= Calista, Kansas =

Unincorporated community in Kingman County, Kansas

Calista is an unincorporated community in Kingman County, Kansas, United States. It was named from the Greek Callista, meaning "most beautiful".

==History==
Calista became a community in 1886 after the community of Maud (1881–1886) was moved there.

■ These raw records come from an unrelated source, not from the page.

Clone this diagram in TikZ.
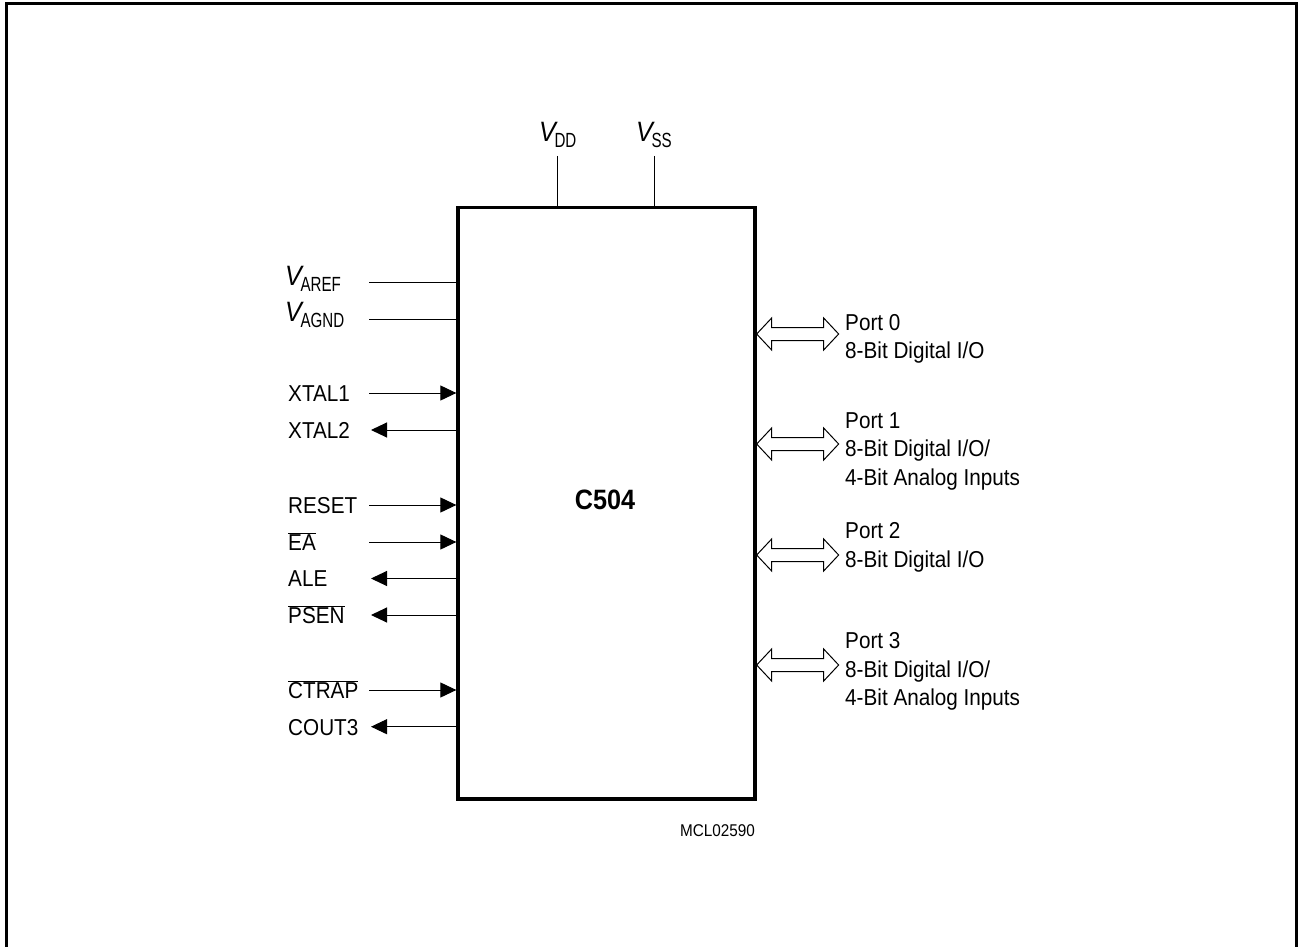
\documentclass[tikz,border=0pt]{standalone}
\usepackage{graphicx}
\usepackage{fontspec}
\setmainfont{Liberation Sans}[FakeStretch=0.9]
\usetikzlibrary{arrows.meta}
\newcommand{\vsub}[1]{{\fontsize{28}{28}\selectfont\itshape V}\kern-1.5pt\raisebox{-6pt}{\scalebox{0.82}[1]{\fontsize{20.5}{20.5}\selectfont #1}}}
\begin{document}
\begin{tikzpicture}[x=1pt,y=-1pt,
  txt/.style={font=\fontsize{23}{28}\selectfont, inner sep=0pt, anchor=base west},
  sig/.style={line width=1pt},
  inarrow/.style={sig, -{Triangle[length=16pt,width=15pt]}},
  frame/.style={line width=3pt},
  chipbox/.style={draw, line width=3.3pt, minimum width=297pt, minimum height=591.3pt, inner sep=0pt},
  dblarrow/.pic={\draw[line width=1pt, fill=white] (0,0) -- (15,-16) -- (15,-6.5) -- (67,-6.5) -- (67,-16) -- (82,0) -- (67,16) -- (67,6.5) -- (15,6.5) -- (15,16) -- cycle;}
]
\useasboundingbox (0,0) rectangle (1301,947);
% frame
\draw[frame] (6,948) -- (6,4) -- (1296.7,4) -- (1296.7,948);
% chip
\node[chipbox] (chip) at (606.5,503.3) {};
\node[font=\fontsize{28}{28}\selectfont\bfseries, inner sep=0pt, anchor=base] (title) at (605,509) {C504};
\node[font=\fontsize{17}{17}\selectfont, inner sep=0pt, anchor=base] (code) at (717.5,836.5) {MCL02590};
% supply pins
\coordinate (vddtop) at (557.7,156);
\coordinate (vsstop) at (654.3,156);
\draw[sig] (vddtop) -- (vddtop |- chip.north);
\draw[sig] (vsstop) -- (vsstop |- chip.north);
\node[txt] (vdd) at (539,142) {\vsub{DD}};
\node[txt] (vss) at (636,142) {\vsub{SS}};
% analog reference
\node[txt] (varef) at (285,285) {\vsub{AREF}};
\node[txt] (vagnd) at (285,321.6) {\vsub{AGND}};
\coordinate (arefend) at (369,282.7);
\coordinate (agndend) at (369,319.3);
\draw[sig] (arefend) -- (arefend -| chip.west);
\draw[sig] (agndend) -- (agndend -| chip.west);
% inputs / outputs
\node[txt] (xtal1) at (288,401.5) {XTAL1};
\node[txt] (xtal2) at (288,438.3) {XTAL2};
\node[txt] (reset) at (288,513.3) {RESET};
\node[txt] (ea) at (288,550.3) {$\overline{\mbox{EA}}$};
\node[txt] (ale) at (288,586.8) {ALE};
\node[txt] (psen) at (288,623.3) {$\overline{\mbox{PSEN}}$};
\node[txt] (ctrap) at (288,698.3) {$\overline{\mbox{CTRAP}}$};
\node[txt] (cout3) at (288,735) {COUT3};
\coordinate (xtal1end) at (369,393);
\coordinate (xtal2end) at (371,430);
\coordinate (resetend) at (369,505);
\coordinate (eaend) at (369,542);
\coordinate (aleend) at (371,578.5);
\coordinate (psenend) at (371,615);
\coordinate (ctrapend) at (369,690);
\coordinate (cout3end) at (371,726.7);
\draw[inarrow] (xtal1end) -- (xtal1end -| chip.west);
\draw[inarrow] (xtal2end -| chip.west) -- (xtal2end);
\draw[inarrow] (resetend) -- (resetend -| chip.west);
\draw[inarrow] (eaend) -- (eaend -| chip.west);
\draw[inarrow] (aleend -| chip.west) -- (aleend);
\draw[inarrow] (psenend -| chip.west) -- (psenend);
\draw[inarrow] (ctrapend) -- (ctrapend -| chip.west);
\draw[inarrow] (cout3end -| chip.west) -- (cout3end);
% ports
\coordinate (p0) at (chip.east |- 0,334);
\coordinate (p1) at (chip.east |- 0,444);
\coordinate (p2) at (chip.east |- 0,555);
\coordinate (p3) at (chip.east |- 0,665);
\pic at (p0) {dblarrow};
\pic at (p1) {dblarrow};
\pic at (p2) {dblarrow};
\pic at (p3) {dblarrow};
\node[txt] (p0a) at (845,330) {Port 0};
\node[txt] (p0b) at (845,358) {8-Bit Digital I/O};
\node[txt] (p1a) at (845,428) {Port 1};
\node[txt] (p1b) at (845,456.5) {8-Bit Digital I/O/};
\node[txt] (p1c) at (845,485) {4-Bit Analog Inputs};
\node[txt] (p2a) at (845,538) {Port 2};
\node[txt] (p2b) at (845,567) {8-Bit Digital I/O};
\node[txt] (p3a) at (845,648) {Port 3};
\node[txt] (p3b) at (845,677) {8-Bit Digital I/O/};
\node[txt] (p3c) at (845,705.5) {4-Bit Analog Inputs};
\end{tikzpicture}
\end{document}
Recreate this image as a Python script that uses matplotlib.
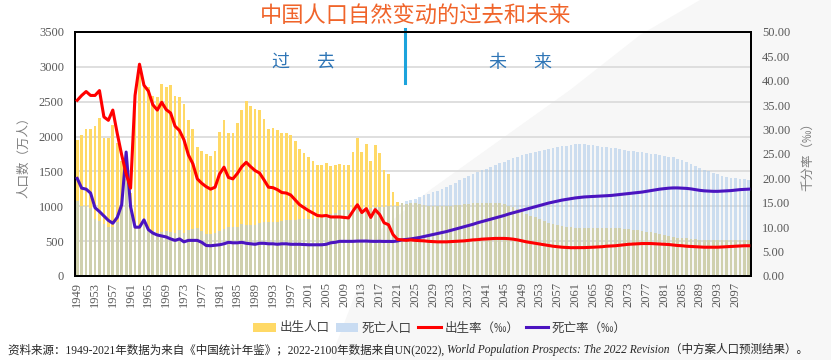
import matplotlib
matplotlib.use("Agg")
import matplotlib.pyplot as plt
from matplotlib.patches import Polygon, Patch
from matplotlib.lines import Line2D
import numpy as np

# ---- data -------------------------------------------------------------
years = list(range(1949, 2101))

# births (10k persons), 1949-2021 statistics + 2022-2100 projection
births_past = [1950, 2023, 2107, 2105, 2151, 2260, 1984, 1978, 2169, 1906,
               1647, 1389, 1187, 2451, 2934, 2721, 2704, 2577, 2563, 2757,
               2715, 2736, 2578, 2566, 2463, 2235, 2109, 1853, 1786, 1745,
               1727, 1787, 2069, 2237, 2052, 2050, 2196, 2374, 2508, 2445,
               2396, 2374, 2250, 2113, 2120, 2098, 2052, 2057, 2028, 1934,
               1827, 1771, 1702, 1647, 1599, 1593, 1617, 1585, 1594, 1608,
               1591, 1592, 1785, 1973, 1776, 1897, 1655, 1883, 1765, 1523,
               1465, 1202, 1062]
births_future = [1040, 1030, 1045, 1040, 1030, 1020, 1010, 1005, 1000, 1000,
                 1005, 1010, 1020, 1025, 1030, 1035, 1040, 1045, 1050, 1050,
                 1050, 1048, 1040, 1030, 1010, 985, 955, 925, 895, 865,
                 840, 815, 790, 765, 745, 730, 718, 708, 700, 695,
                 692, 690, 690, 690, 692, 694, 695, 693, 690, 685,
                 678, 670, 662, 655, 645, 636, 625, 612, 600, 588,
                 575, 562, 552, 545, 538, 532, 527, 523, 520, 518,
                 516, 515, 515, 515, 516, 517, 518, 518, 518]

deaths_past = [1080, 1000, 1000, 970, 820, 790, 750, 710, 700, 780,
               970, 1690, 950, 670, 680, 800, 680, 640, 620, 630,
               640, 630, 610, 660, 620, 660, 670, 690, 650, 600,
               600, 620, 640, 670, 710, 710, 710, 740, 730, 730,
               730, 760, 770, 770, 780, 770, 790, 800, 800, 810,
               820, 820, 820, 820, 830, 830, 850, 890, 910, 940,
               940, 950, 960, 970, 970, 980, 980, 990, 990, 990,
               1000, 1000, 1010]
deaths_future = [1050, 1070, 1090, 1110, 1130, 1155, 1180, 1200, 1225, 1250,
                 1280, 1310, 1340, 1370, 1400, 1430, 1460, 1490, 1515, 1540,
                 1565, 1590, 1615, 1640, 1665, 1690, 1710, 1730, 1750, 1765,
                 1780, 1795, 1810, 1825, 1840, 1850, 1860, 1870, 1880, 1890,
                 1890, 1888, 1885, 1875, 1865, 1855, 1848, 1840, 1830, 1820,
                 1810, 1800, 1790, 1785, 1775, 1765, 1755, 1745, 1735, 1725,
                 1712, 1700, 1680, 1660, 1640, 1610, 1580, 1550, 1525, 1500,
                 1480, 1460, 1440, 1425, 1410, 1400, 1390, 1385, 1377]

# rates (per mille)
brate_past = [36.0, 37.0, 37.8, 37.0, 37.0, 38.0, 32.6, 31.9, 34.0, 29.2,
              24.8, 20.9, 18.0, 37.0, 43.4, 39.1, 37.9, 35.1, 34.0, 35.6,
              34.1, 33.4, 30.7, 29.8, 27.9, 24.8, 23.0, 19.9, 19.0, 18.3,
              17.8, 18.2, 20.9, 22.3, 20.2, 19.9, 21.0, 22.4, 23.3, 22.4,
              21.6, 21.1, 19.7, 18.2, 18.1, 17.7, 17.1, 17.0, 16.6, 15.6,
              14.6, 14.0, 13.4, 12.9, 12.4, 12.3, 12.4, 12.1, 12.1, 12.1,
              12.0, 11.9, 13.3, 14.6, 13.0, 13.8, 12.0, 13.6, 12.6, 10.9,
              10.5, 8.5, 7.5]
brate_future = [7.4, 7.3, 7.4, 7.3, 7.25, 7.2, 7.1, 7.05, 7.0, 7.0,
                7.0, 7.05, 7.1, 7.15, 7.2, 7.3, 7.4, 7.45, 7.55, 7.6,
                7.65, 7.7, 7.7, 7.7, 7.65, 7.55, 7.4, 7.2, 7.0, 6.85,
                6.7, 6.55, 6.4, 6.25, 6.1, 6.0, 5.9, 5.85, 5.8, 5.8,
                5.8, 5.82, 5.85, 5.9, 5.95, 6.0, 6.1, 6.15, 6.2, 6.3,
                6.4, 6.5, 6.55, 6.6, 6.65, 6.65, 6.65, 6.6, 6.55, 6.5,
                6.45, 6.35, 6.25, 6.2, 6.1, 6.05, 6.0, 5.95, 5.9, 5.9,
                5.9, 5.9, 5.95, 6.0, 6.05, 6.1, 6.15, 6.2, 6.2]

drate_past = [20.0, 18.0, 17.8, 17.0, 14.0, 13.2, 12.3, 11.4, 10.8, 12.0,
              14.6, 25.4, 14.2, 10.0, 10.0, 11.5, 9.5, 8.8, 8.4, 8.2,
              8.0, 7.6, 7.3, 7.6, 7.0, 7.3, 7.3, 7.3, 6.9, 6.25,
              6.2, 6.3, 6.4, 6.6, 6.9, 6.8, 6.8, 6.9, 6.7, 6.6,
              6.5, 6.7, 6.7, 6.6, 6.6, 6.5, 6.6, 6.6, 6.5, 6.5,
              6.5, 6.45, 6.4, 6.4, 6.4, 6.4, 6.5, 6.8, 6.9, 7.1,
              7.1, 7.1, 7.1, 7.15, 7.16, 7.16, 7.11, 7.09, 7.11, 7.08,
              7.09, 7.07, 7.18]
drate_future = [7.4, 7.5, 7.6, 7.75, 7.9, 8.1, 8.3, 8.5, 8.7, 8.9,
                9.1, 9.35, 9.6, 9.85, 10.1, 10.35, 10.6, 10.9, 11.15, 11.4,
                11.65, 11.9, 12.15, 12.4, 12.7, 12.95, 13.2, 13.45, 13.7, 13.95,
                14.2, 14.45, 14.7, 14.95, 15.15, 15.35, 15.55, 15.7, 15.85, 16.0,
                16.1, 16.2, 16.25, 16.3, 16.35, 16.4, 16.45, 16.5, 16.6, 16.7,
                16.8, 16.9, 17.0, 17.1, 17.2, 17.35, 17.5, 17.65, 17.8, 17.9,
                18.0, 18.05, 18.05, 18.0, 17.95, 17.85, 17.7, 17.55, 17.45, 17.4,
                17.35, 17.35, 17.4, 17.45, 17.5, 17.6, 17.7, 17.75, 17.8]

births = births_past + births_future
deaths = deaths_past + deaths_future
brate = brate_past + brate_future
drate = drate_past + drate_future

xtick_labels = [str(y) for y in range(1949, 2101, 4)]

# ---- style ------------------------------------------------------------
cjk = ["Noto Sans CJK SC", "DejaVu Sans"]
serif = ["Liberation Serif", "Noto Sans CJK SC"]
plt.rcParams["font.family"] = serif

fig = plt.figure(figsize=(8.31, 3.6), dpi=100)
fig.patch.set_facecolor("white")

# faint grey swoosh behind everything
swoosh = Polygon([(700/831, 1.0), (831/831, 1.0), (1.0, 0.0), (330/831, 0.0),
                  (380/831, 1-230/360), (430/831, 1-190/360), (500/831, 1-140/360),
                  (570/831, 1-90/360), (640/831, 1-35/360)],
                 closed=True, transform=fig.transFigure, facecolor="#f7f7f7",
                 edgecolor="none", zorder=-10)
fig.patches.append(swoosh)

ax = fig.add_axes([75/831, 1-276/360, 676/831, 244/360])
ax.set_facecolor("none")
x = np.arange(len(years))

ax.bar(x, births, width=0.62, color="#ffd966", zorder=2)
ax.bar(x, deaths, width=0.62, color="#a9c9ea", alpha=0.55, zorder=3)

ax.set_xlim(-0.5, len(years) - 0.5)
ax.set_ylim(0, 3500)
ax.set_yticks(range(0, 3501, 500))
ax.set_xticks(x[::4])
ax.set_xticklabels(xtick_labels, rotation=90)
ax.yaxis.grid(True, color="#d9d9d9", linewidth=1.2)
ax.set_axisbelow(True)
ax.tick_params(axis="both", length=0, labelsize=9, labelcolor="#595959")
ax.tick_params(axis="y", pad=8)
ax.tick_params(axis="x", pad=4)
for s in ax.spines.values():
    s.set_linewidth(1.4)
    s.set_color("black")
ax.set_ylabel("人口数（万人）", family=cjk, fontsize=9, color="#7f7f7f", labelpad=6)

ax2 = ax.twinx()
ax2.plot(x, drate, color="#4b14c0", linewidth=2.2, zorder=4)
ax2.plot(x, brate, color="#ff0000", linewidth=2.2, zorder=5)
ax2.set_ylim(0, 50)
ax2.set_yticks(range(0, 51, 5))
ax2.set_yticklabels([f"{v:.2f}" for v in range(0, 51, 5)])
ax2.tick_params(axis="y", length=0, labelsize=9, labelcolor="#595959", pad=8)
for s in ax2.spines.values():
    s.set_linewidth(1.4)
ax2.set_ylabel("千分率（‰）", family=cjk, fontsize=9, color="#7f7f7f",
               rotation=90, labelpad=8)

# past / future divider
ax.axvline(73.8, ymin=0.79, ymax=1.012, color="#1ca3dc", linewidth=2.2,
           clip_on=False, zorder=6)
for ch, px in [("过", 280), ("去", 326), ("未", 497), ("来", 542)]:
    fig.text(px/831, 1-63/360, ch, family=cjk, fontsize=13, color="#2e75b6",
             ha="center", va="center")

fig.text(0.5, 1-16/360, "中国人口自然变动的过去和未来", family=cjk, fontsize=16,
         color="#f0642a", ha="center", va="center")

# legend
handles = [Patch(facecolor="#ffd966", edgecolor="none"),
           Patch(facecolor="#c9dcf2", edgecolor="none"),
           Line2D([], [], color="#ff0000", linewidth=2.2),
           Line2D([], [], color="#4b14c0", linewidth=2.2)]
labels = ["出生人口", "死亡人口", "出生率（‰）", "死亡率（‰）"]
fig.legend(handles, labels, loc="center", bbox_to_anchor=(440/831, 1-328/360),
           ncol=4, frameon=False, prop={"family": cjk, "size": 9},
           labelcolor="#404040", handlelength=1.8, handletextpad=0.3,
           columnspacing=0.5)

# source note
r = fig.canvas.get_renderer()
pieces = [("资料来源：1949-2021年数据为来自《中国统计年鉴》；2022-2100年数据来自UN(2022), ", "normal"),
          ("World Population Prospects: The 2022 Revision", "italic"),
          ("（中方案人口预测结果）。", "normal")]
xpos = 8
for txt, style in pieces:
    t = fig.text(xpos/831, 1-353/360, txt, family=serif, style=style,
                 fontsize=8.3, color="#262626", ha="left", va="baseline")
    xpos = t.get_window_extent(r).x1

fig.savefig("out.png", dpi=100, facecolor=fig.get_facecolor())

This original community known as "Old Calista" lasted until 1896 when the community had to be moved to make way for the Atchison, Topeka and Santa Fe Railway. "New" Calista was founded about two miles west-southwest of "Old" Calista and was a town until 1955. Now Calista only has a few buildings remaining and a small grain elevator open for about two weeks a year during the wheat harvest.

==Geography==
Calista is located in southern Kansas about nine miles west of the city of Kingman and is near the south bank of the Ninnescah River.

==Education==
The community is served by Kingman–Norwich USD 331 public school district.

==Transportation==
The Atchison, Topeka and Santa Fe Railway formerly provided passenger rail service to Calista on a line between Wichita and Pratt. Dedicated passenger service was provided until at least 1926, while mixed trains continued until at least 1961. As of 2025, the nearest passenger rail station is located in Hutchinson, where Amtrak's Southwest Chief stops once daily on a route from Chicago to Los Angeles.